If the set up is like:
primary IDE master - cdrom
Primary IDE slave - 40GB
secondary IDE master - 250GB
I get the grub error. Grub stage 1.5 Grub loading.....error 15
If my set up is like:
primary IDE master - cdrom
Primary IDE slave - 250GB
secondary IDE master - 40GB
The system tries to boot from 250GB hdd. When it tries to look at the /root files it just stays...since there are no files on the 250GB hdd.
Onething i noticed is that when i tried to start the machine with one hdd (40GB) connected. It gets the device name as hdc and boots without any problem. When I start the machine with 2 hdd connected. The dev name becomes hdb for 40GB and hdc for 250GB.
This is what is happenning to my system. what do i need to do if i want to boot my system from 40GB hdd? plz advice.
Going back to your origional post. Surely all you had to do was change /boot/grub/menu.lst so that root is on the hd you want.
So if grub thinks that the 250G thing is hd0 as it apparently did then change menu.lst on this drive so that root is hd1,whateverPartition also change the message that it sends to the kernel on the end of the kernel line is it? to: hdb or sdb or whatever.
Looking at your last post. Grub's trying to boot from the 250G? Suggest you put a small /boot partion on this drive with /boot/grub/menu.lst.

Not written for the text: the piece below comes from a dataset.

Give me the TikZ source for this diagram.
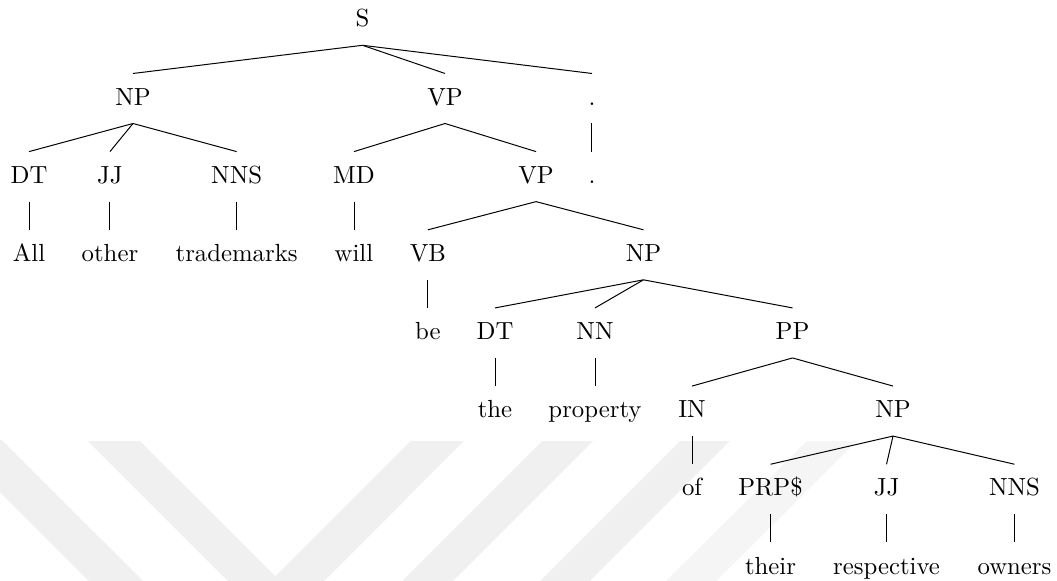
\documentclass[tikz,border=0pt]{standalone}
\usepackage{amssymb}
\usepackage{tikz}

\tikzset{
    tag/.style={anchor=base, inner sep=0pt, text height=12.6pt, text depth=7.2pt},
    wmark/.style={fill=black!6, draw=none}
}

\begin{document}
\begin{tikzpicture}
    \useasboundingbox (0,0) rectangle (15.004,-8.247);

    % faint stripes behind the tree
    \begin{scope}
        \clip (0,0) rectangle (15.004,-8.247);
        \fill[wmark] (-0.738,-6.246) -- (0.028,-6.246) -- (2.300,-8.517) -- (1.533,-8.517) -- cycle;
        \fill[wmark] (1.249,-6.260) -- (1.987,-6.260) -- (3.911,-8.183) -- (5.834,-6.260)
            -- (6.586,-6.260) -- (3.918,-8.929) -- cycle;
        \fill[wmark] (7.694,-6.260) -- (8.418,-6.260) -- (6.161,-8.517) -- (5.437,-8.517) -- cycle;
        \fill[wmark] (9.653,-6.260) -- (10.362,-6.260) -- (8.105,-8.517) -- (7.396,-8.517) -- cycle;
        \fill[wmark, fill=black!4] (11.455,-6.260) -- (12.165,-6.260) -- (9.894,-8.517) -- (9.184,-8.517) -- cycle;
    \end{scope}

    \node[tag] (s) at (5.146,-0.383) {S};

    \node[tag] (np1) at (1.888,-1.493) {NP};
    \node[tag] (vp1) at (6.317,-1.493) {VP};
    \node[tag] (dot1) at (8.403,-1.493) {.};

    \node[tag] (dt1) at (0.412,-2.602) {DT};
    \node[tag] (jj1) at (1.561,-2.602) {JJ};
    \node[tag] (nns1) at (3.359,-2.602) {NNS};
    \node[tag] (md) at (5.025,-2.602) {MD};
    \node[tag] (vp2) at (7.609,-2.602) {VP};
    \node[tag] (dot2) at (8.403,-2.602) {.};

    \node[tag] (all) at (0.412,-3.712) {All};
    \node[tag] (other) at (1.561,-3.712) {other};
    \node[tag] (trademarks) at (3.359,-3.712) {trademarks};
    \node[tag] (will) at (5.025,-3.712) {will};
    \node[tag] (vb) at (6.075,-3.712) {VB};
    \node[tag] (np2) at (9.134,-3.712) {NP};

    \node[tag] (be) at (6.075,-4.821) {be};
    \node[tag] (dt2) at (7.027,-4.821) {DT};
    \node[tag] (nn) at (8.446,-4.821) {NN};
    \node[tag] (pp) at (11.250,-4.821) {PP};

    \node[tag] (the) at (7.027,-5.930) {the};
    \node[tag] (property) at (8.446,-5.930) {property};
    \node[tag] (prep) at (9.823,-5.930) {IN};
    \node[tag] (np3) at (12.676,-5.930) {NP};

    \node[tag] (of) at (9.823,-7.040) {of};
    \node[tag] (prp) at (10.937,-7.040) {PRP\$};
    \node[tag] (jj2) at (12.584,-7.040) {JJ};
    \node[tag] (nns2) at (14.401,-7.040) {NNS};

    \node[tag] (their) at (10.937,-8.149) {their};
    \node[tag] (respective) at (12.584,-8.149) {respective};
    \node[tag] (owners) at (14.401,-8.149) {owners};

    \foreach \p/\c in {s/np1, s/vp1, s/dot1, np1/dt1, np1/jj1, np1/nns1,
        dt1/all, jj1/other, nns1/trademarks, vp1/md, vp1/vp2, dot1/dot2,
        md/will, vp2/vb, vp2/np2, vb/be, np2/dt2, np2/nn, np2/pp,
        dt2/the, nn/property, pp/prep, pp/np3, prep/of,
        np3/prp, np3/jj2, np3/nns2, prp/their, jj2/respective, nns2/owners}
        \draw (\p.south) -- (\c.north);
\end{tikzpicture}
\end{document}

Then this is the file grub'll use presumably.
If it's trying to boot from 40G then this unnecessary.
In the menu.lst file that grub is using make root apply to 40G, hd0 or hd1 I can't work it out, and at the end of the ?kernel line put the /dev for the 40G.
Grub may well have a different idea of the first hard drive than does the opperating system.
But simplest thing is just trial and error. Change hd0 and /dev/hdc1 (where c come from? If two hd should be hda and hdb) till it works. 'e' to edit line in grub file when grub puts up its splash screen; b to attempt to boot.
Last edited by lugoteehalt; 10-14-2008 at 11:32 AM.
Reason: Powerful surgings in the groin
[/sbin/fsck.ext3(1)--/var] fsck.ext3 -a -C0 /dev/hdc6
fsck.ext3:no such file or directory while trying to open /dev/hdc6
The Superblock could not be read or does not describe a correct ext2 filesystem.......
and you might try running e2fsck with an alternate superblock:
e2fsck -b 8193 <device>
fsck died with exit status 8
file system check failed
Control-D will terminate this shell and resume system boot.